Copy each line of the records that holds the string "this".

■ **Extracted data entries**
::::::::

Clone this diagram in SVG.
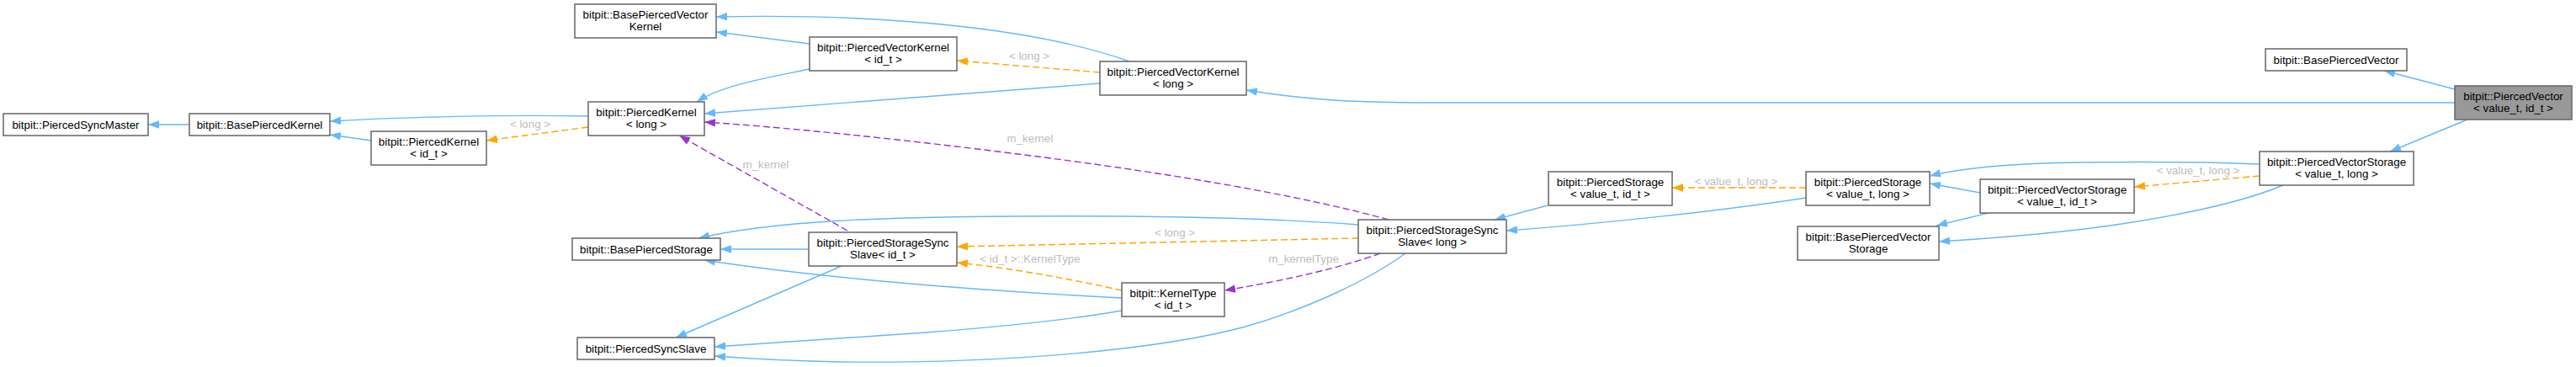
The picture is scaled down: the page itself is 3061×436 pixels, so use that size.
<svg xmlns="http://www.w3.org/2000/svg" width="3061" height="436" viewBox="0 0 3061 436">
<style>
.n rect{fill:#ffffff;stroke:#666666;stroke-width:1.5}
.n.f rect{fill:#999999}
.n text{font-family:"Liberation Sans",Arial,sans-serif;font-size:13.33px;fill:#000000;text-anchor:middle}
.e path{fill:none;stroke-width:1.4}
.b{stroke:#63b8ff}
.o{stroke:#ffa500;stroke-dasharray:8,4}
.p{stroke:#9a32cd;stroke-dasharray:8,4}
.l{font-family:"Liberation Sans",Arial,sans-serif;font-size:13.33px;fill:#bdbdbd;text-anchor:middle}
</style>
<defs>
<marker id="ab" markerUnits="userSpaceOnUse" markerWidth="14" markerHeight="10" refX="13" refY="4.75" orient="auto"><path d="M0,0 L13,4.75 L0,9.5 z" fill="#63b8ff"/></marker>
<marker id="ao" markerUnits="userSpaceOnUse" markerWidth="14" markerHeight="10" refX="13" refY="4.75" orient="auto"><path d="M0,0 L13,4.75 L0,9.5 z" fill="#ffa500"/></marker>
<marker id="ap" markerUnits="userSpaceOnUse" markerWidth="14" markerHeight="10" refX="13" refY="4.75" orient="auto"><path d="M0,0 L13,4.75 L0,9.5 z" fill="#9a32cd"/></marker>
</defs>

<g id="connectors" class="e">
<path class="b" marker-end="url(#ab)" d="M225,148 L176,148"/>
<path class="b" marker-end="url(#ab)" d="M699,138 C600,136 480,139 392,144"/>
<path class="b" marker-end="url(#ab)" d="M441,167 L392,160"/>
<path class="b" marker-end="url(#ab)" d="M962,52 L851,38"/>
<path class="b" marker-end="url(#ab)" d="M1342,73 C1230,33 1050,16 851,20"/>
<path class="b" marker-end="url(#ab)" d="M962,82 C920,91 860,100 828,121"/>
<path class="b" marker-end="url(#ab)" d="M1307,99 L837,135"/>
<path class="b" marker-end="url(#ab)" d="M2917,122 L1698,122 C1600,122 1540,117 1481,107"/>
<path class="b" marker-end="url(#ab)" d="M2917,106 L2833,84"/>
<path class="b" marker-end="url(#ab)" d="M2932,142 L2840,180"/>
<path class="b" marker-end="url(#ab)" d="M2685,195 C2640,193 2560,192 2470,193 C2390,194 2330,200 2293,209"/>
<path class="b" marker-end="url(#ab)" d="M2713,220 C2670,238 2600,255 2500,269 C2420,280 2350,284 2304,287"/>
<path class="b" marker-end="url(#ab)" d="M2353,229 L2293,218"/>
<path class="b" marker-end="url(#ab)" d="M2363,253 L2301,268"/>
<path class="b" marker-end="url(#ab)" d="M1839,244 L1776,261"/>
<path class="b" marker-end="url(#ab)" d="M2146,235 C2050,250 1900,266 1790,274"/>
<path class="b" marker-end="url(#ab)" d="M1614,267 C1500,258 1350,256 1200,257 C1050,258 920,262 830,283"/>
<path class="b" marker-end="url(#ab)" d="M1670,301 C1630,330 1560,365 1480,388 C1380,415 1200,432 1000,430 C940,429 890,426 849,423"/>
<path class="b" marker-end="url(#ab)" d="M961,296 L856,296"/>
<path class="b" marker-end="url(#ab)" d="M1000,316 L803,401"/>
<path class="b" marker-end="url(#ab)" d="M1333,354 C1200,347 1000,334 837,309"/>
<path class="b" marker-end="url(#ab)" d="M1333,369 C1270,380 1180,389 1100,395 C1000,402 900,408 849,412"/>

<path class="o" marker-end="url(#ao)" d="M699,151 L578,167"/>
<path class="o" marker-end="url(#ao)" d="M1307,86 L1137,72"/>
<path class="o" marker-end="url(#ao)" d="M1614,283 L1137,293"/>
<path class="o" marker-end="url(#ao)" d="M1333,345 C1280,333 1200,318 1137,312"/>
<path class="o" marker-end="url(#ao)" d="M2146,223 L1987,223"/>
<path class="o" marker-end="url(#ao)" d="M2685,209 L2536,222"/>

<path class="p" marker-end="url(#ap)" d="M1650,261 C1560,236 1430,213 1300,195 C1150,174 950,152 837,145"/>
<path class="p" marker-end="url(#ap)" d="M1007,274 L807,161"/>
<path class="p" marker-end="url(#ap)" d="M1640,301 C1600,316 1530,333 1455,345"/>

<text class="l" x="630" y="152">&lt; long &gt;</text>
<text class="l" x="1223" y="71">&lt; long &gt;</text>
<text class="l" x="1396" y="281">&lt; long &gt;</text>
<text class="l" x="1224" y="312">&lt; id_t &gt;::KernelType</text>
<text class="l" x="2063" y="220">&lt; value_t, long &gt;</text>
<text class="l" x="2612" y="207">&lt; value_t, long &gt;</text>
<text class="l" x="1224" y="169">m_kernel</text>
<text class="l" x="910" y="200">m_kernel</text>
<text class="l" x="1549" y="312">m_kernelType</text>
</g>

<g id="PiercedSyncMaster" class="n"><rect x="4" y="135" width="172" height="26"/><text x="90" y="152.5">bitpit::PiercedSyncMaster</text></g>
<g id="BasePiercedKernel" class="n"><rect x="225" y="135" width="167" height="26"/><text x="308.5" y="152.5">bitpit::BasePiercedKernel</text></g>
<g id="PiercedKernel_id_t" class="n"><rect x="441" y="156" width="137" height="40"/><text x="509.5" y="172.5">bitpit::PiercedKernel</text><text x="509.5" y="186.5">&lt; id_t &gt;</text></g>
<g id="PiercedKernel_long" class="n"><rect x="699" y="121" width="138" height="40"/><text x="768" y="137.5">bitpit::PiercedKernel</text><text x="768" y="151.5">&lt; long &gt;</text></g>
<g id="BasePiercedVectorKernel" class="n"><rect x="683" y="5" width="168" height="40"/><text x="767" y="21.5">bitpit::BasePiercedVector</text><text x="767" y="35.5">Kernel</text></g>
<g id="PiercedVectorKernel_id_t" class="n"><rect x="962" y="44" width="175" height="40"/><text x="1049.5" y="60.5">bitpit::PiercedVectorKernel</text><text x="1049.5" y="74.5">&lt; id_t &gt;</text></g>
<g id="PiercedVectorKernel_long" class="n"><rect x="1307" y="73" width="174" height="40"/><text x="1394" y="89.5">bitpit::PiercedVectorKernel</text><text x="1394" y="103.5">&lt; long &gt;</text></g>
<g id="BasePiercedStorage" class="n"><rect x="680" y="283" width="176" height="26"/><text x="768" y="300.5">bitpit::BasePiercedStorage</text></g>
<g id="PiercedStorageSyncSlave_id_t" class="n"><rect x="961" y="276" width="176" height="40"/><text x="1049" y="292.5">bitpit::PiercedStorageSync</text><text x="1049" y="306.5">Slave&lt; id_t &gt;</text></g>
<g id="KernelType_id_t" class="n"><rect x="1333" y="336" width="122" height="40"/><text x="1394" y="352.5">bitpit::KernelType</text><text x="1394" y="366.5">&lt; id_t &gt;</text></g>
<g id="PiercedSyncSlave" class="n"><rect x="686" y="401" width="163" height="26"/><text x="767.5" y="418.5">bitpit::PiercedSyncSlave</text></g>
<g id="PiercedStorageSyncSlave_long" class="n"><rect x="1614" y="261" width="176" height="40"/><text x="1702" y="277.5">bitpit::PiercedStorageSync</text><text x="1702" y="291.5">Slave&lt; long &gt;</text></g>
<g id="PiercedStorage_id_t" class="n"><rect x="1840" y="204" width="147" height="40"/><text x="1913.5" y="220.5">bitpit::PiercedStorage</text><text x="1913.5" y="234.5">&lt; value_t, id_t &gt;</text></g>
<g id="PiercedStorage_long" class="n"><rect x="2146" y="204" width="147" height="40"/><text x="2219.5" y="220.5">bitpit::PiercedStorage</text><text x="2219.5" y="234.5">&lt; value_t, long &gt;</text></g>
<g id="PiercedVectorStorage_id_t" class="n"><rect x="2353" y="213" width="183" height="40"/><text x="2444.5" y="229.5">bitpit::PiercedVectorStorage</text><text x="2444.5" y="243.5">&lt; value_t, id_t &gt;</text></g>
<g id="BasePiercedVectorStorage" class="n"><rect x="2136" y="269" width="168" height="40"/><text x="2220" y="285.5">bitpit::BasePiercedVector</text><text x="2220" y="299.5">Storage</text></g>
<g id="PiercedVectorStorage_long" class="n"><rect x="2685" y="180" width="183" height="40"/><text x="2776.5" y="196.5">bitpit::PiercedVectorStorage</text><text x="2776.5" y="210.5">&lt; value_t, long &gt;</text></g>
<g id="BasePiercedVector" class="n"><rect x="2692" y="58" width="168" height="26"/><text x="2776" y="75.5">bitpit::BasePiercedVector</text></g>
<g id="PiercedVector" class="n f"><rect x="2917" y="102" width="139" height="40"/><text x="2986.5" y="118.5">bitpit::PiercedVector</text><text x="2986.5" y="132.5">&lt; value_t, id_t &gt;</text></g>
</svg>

::::::::

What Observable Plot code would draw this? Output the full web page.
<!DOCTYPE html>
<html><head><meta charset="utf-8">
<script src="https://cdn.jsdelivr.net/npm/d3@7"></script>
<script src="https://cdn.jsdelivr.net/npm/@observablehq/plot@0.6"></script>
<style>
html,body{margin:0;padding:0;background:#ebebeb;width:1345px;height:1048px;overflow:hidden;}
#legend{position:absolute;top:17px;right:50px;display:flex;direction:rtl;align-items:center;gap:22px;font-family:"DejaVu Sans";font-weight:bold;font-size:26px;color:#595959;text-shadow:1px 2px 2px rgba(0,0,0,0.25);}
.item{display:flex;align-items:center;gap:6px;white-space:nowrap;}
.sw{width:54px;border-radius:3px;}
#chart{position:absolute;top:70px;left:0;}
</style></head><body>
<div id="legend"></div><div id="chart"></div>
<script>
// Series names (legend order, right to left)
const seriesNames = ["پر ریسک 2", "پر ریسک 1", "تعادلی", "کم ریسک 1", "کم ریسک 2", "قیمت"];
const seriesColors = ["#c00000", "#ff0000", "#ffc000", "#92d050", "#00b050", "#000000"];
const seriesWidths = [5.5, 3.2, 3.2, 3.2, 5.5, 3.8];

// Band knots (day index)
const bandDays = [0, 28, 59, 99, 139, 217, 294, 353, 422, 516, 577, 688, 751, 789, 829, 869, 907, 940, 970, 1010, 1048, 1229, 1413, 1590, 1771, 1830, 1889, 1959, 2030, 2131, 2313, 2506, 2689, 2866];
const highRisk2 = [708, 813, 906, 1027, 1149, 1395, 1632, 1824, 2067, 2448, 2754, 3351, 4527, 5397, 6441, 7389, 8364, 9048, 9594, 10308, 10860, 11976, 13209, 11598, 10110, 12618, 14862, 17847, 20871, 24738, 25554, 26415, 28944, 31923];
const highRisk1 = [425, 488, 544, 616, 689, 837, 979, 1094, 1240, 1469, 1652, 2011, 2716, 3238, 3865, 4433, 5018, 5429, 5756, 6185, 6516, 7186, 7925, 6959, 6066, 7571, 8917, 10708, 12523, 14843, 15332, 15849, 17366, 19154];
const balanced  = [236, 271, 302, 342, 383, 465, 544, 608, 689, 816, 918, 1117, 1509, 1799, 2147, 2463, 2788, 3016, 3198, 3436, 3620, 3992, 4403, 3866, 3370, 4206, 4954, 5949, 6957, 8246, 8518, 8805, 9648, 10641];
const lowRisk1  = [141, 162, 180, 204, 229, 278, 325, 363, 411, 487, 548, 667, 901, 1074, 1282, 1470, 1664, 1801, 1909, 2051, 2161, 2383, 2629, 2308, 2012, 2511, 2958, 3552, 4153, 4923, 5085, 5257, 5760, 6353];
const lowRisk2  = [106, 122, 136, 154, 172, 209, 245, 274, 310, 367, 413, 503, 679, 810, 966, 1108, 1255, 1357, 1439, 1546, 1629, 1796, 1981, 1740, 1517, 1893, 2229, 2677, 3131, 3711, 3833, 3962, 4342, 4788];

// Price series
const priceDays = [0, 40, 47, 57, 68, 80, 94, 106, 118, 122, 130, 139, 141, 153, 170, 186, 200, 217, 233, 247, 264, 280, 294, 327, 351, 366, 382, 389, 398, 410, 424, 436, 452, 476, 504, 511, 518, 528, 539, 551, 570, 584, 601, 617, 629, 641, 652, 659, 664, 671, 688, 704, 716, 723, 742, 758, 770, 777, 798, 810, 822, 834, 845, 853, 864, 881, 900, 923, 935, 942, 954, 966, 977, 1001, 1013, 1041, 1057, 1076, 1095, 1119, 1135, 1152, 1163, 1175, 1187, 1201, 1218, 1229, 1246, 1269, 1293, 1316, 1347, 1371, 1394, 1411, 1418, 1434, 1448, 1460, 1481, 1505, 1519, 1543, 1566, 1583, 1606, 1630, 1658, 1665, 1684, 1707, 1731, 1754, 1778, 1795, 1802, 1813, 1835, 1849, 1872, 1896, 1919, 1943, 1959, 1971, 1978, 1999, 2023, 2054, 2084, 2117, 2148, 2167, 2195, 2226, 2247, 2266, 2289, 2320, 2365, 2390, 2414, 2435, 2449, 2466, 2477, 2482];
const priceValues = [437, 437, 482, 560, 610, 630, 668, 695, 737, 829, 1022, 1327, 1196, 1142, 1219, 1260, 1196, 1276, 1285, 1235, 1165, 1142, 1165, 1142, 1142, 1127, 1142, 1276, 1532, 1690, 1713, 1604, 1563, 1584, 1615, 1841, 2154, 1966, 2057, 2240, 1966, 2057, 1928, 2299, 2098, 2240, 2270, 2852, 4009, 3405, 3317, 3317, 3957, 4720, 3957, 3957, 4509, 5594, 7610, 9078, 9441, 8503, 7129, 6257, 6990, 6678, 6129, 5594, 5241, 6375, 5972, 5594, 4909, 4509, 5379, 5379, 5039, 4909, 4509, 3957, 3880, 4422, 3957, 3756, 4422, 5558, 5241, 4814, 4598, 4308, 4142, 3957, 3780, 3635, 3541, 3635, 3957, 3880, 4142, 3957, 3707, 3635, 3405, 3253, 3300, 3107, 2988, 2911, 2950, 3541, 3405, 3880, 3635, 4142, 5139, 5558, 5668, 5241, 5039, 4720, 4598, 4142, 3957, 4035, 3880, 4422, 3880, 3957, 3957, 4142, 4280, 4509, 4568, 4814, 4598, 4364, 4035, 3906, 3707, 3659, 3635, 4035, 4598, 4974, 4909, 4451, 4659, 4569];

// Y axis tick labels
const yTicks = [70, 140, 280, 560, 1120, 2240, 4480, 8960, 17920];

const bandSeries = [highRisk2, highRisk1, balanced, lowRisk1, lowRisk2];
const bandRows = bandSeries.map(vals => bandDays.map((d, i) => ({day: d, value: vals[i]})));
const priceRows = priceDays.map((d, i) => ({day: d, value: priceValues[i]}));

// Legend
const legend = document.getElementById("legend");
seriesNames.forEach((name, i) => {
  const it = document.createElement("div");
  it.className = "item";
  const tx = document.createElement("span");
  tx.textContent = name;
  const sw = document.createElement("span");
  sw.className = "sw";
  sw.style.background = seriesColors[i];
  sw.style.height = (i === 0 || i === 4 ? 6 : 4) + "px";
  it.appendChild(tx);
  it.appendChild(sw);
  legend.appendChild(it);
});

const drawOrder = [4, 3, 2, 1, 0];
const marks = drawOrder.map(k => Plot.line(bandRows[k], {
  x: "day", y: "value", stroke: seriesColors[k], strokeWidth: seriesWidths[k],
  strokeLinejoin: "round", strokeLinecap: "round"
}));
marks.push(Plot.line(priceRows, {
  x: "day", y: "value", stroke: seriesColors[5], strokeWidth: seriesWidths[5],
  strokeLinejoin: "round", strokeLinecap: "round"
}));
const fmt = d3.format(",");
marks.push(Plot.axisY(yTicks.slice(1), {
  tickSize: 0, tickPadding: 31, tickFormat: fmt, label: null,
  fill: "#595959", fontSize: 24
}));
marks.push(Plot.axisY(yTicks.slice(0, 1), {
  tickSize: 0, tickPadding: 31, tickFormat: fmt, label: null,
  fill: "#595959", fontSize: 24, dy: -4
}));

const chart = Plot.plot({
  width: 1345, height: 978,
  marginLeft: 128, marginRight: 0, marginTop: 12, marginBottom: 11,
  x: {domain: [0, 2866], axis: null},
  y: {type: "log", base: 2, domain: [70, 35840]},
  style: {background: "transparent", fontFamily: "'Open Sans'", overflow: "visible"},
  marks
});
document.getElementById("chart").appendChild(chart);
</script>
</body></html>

::::::::

■ **TASK ANSWER**
Clone this diagram in SVG.
What Observable Plot code would draw this? Output the full web page.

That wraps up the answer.